- _Directions for this task_:
Pictures are not part of the copy. Retype the lines from the first one through the line that contains "const VISIBLE_ROWS = 33;".

- _Provided data_:
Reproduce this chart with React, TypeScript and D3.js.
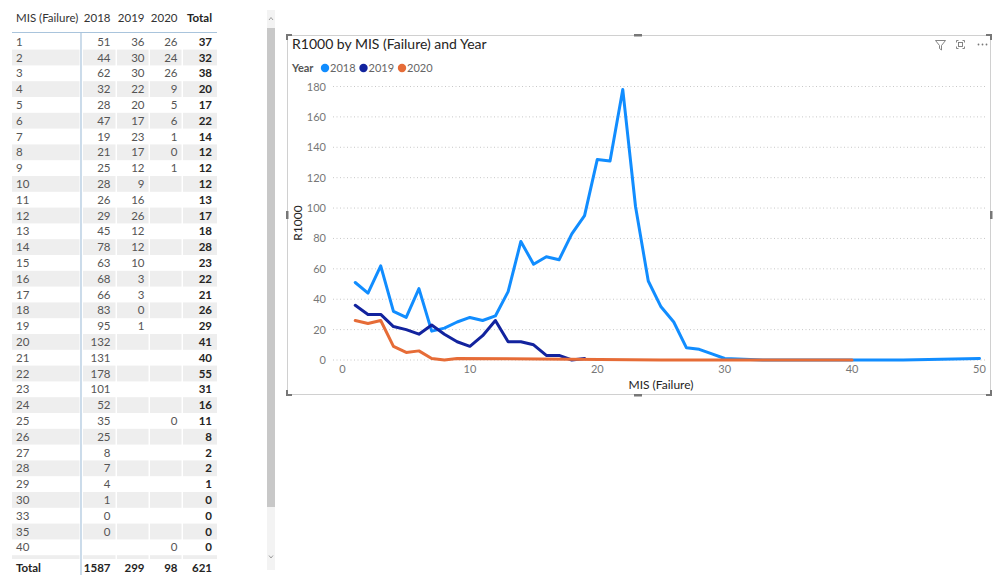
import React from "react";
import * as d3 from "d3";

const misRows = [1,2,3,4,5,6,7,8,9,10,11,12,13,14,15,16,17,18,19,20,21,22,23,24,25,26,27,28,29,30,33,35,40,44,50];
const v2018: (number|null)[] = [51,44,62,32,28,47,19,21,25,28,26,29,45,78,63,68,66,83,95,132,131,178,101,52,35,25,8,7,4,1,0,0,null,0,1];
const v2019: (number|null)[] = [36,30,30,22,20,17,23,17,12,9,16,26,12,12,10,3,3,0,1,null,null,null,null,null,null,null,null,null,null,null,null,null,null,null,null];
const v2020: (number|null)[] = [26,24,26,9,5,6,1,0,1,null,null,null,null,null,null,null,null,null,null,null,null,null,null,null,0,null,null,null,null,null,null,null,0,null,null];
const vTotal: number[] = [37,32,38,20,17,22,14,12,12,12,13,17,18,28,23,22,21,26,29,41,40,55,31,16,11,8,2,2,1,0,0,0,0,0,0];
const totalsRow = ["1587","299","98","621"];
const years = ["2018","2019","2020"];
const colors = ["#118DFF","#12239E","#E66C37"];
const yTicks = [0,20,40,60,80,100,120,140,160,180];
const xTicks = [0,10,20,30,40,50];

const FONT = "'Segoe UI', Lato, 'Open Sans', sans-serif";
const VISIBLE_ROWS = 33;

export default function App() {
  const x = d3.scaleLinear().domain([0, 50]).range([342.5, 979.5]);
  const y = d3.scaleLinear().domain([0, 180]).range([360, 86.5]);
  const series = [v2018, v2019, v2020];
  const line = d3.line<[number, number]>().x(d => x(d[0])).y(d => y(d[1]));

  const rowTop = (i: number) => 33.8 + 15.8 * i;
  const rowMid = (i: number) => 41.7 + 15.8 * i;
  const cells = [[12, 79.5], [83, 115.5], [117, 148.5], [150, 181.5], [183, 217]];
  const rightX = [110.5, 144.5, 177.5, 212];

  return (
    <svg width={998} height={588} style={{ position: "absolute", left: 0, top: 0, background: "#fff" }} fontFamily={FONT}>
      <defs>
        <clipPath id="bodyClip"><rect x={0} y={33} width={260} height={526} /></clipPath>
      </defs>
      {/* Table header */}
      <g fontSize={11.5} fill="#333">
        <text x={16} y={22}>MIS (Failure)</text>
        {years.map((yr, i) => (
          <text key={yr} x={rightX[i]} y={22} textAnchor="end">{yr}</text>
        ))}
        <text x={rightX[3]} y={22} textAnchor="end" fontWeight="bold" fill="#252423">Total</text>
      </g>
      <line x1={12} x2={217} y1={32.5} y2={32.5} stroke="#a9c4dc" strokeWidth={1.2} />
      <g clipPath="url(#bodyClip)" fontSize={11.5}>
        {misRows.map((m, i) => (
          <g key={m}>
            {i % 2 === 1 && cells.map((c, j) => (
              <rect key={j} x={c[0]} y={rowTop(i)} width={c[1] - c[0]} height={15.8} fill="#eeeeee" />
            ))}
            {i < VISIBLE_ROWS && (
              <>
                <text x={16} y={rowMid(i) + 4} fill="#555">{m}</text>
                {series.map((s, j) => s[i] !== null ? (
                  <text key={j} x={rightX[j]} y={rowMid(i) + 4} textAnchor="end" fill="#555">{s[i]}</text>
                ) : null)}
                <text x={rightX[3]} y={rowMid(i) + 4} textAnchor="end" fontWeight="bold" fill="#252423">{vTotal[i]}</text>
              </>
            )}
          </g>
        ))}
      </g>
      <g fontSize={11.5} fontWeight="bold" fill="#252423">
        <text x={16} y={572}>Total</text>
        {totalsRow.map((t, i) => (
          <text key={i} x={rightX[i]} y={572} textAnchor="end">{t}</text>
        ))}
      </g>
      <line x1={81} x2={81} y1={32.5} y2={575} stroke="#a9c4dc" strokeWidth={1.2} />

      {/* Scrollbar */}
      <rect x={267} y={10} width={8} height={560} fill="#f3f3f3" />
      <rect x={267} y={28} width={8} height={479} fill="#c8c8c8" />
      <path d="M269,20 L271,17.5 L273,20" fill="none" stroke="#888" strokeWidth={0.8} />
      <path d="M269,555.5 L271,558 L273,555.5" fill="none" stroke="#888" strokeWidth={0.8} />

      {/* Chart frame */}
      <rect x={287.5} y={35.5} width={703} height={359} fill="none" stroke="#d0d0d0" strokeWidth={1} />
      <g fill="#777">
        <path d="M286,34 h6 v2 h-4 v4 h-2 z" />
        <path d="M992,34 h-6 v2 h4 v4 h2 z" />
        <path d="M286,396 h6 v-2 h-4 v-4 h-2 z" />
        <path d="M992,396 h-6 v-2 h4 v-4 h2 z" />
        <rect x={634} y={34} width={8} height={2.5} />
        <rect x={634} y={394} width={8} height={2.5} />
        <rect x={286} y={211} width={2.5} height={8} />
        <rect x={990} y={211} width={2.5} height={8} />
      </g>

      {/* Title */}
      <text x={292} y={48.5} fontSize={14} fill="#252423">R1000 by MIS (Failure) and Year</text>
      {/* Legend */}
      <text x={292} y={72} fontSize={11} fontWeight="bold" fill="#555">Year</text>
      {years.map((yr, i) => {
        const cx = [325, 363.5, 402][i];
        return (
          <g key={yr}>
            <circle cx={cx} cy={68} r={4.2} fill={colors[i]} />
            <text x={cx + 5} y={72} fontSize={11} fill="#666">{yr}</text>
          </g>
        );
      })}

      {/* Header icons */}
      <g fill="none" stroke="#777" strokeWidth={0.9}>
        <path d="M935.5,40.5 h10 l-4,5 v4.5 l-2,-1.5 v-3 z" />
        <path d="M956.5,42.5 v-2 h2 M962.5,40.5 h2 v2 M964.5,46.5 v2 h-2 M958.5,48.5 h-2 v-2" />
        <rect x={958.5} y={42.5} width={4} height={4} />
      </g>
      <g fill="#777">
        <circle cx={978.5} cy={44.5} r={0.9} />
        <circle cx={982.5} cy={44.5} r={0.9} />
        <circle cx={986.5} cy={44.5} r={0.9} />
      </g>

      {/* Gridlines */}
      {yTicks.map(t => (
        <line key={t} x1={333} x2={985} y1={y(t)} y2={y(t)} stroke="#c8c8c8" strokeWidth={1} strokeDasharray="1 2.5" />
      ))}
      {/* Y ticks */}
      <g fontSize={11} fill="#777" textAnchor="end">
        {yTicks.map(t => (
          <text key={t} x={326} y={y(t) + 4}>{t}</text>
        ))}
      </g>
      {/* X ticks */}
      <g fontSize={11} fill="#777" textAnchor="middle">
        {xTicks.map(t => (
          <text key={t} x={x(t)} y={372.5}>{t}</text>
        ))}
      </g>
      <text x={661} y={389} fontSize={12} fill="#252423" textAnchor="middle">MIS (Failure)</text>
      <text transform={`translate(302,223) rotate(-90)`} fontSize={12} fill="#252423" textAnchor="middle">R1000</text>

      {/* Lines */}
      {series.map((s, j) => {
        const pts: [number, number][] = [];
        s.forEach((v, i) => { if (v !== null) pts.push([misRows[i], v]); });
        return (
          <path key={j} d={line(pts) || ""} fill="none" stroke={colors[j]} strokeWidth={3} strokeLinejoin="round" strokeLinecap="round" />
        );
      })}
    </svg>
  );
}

- _Final answer_:
Reproduce this chart with React, TypeScript and D3.js.
import React from "react";
import * as d3 from "d3";

const misRows = [1,2,3,4,5,6,7,8,9,10,11,12,13,14,15,16,17,18,19,20,21,22,23,24,25,26,27,28,29,30,33,35,40,44,50];
const v2018: (number|null)[] = [51,44,62,32,28,47,19,21,25,28,26,29,45,78,63,68,66,83,95,132,131,178,101,52,35,25,8,7,4,1,0,0,null,0,1];
const v2019: (number|null)[] = [36,30,30,22,20,17,23,17,12,9,16,26,12,12,10,3,3,0,1,null,null,null,null,null,null,null,null,null,null,null,null,null,null,null,null];
const v2020: (number|null)[] = [26,24,26,9,5,6,1,0,1,null,null,null,null,null,null,null,null,null,null,null,null,null,null,null,0,null,null,null,null,null,null,null,0,null,null];
const vTotal: number[] = [37,32,38,20,17,22,14,12,12,12,13,17,18,28,23,22,21,26,29,41,40,55,31,16,11,8,2,2,1,0,0,0,0,0,0];
const totalsRow = ["1587","299","98","621"];
const years = ["2018","2019","2020"];
const colors = ["#118DFF","#12239E","#E66C37"];
const yTicks = [0,20,40,60,80,100,120,140,160,180];
const xTicks = [0,10,20,30,40,50];

const FONT = "'Segoe UI', Lato, 'Open Sans', sans-serif";
const VISIBLE_ROWS = 33;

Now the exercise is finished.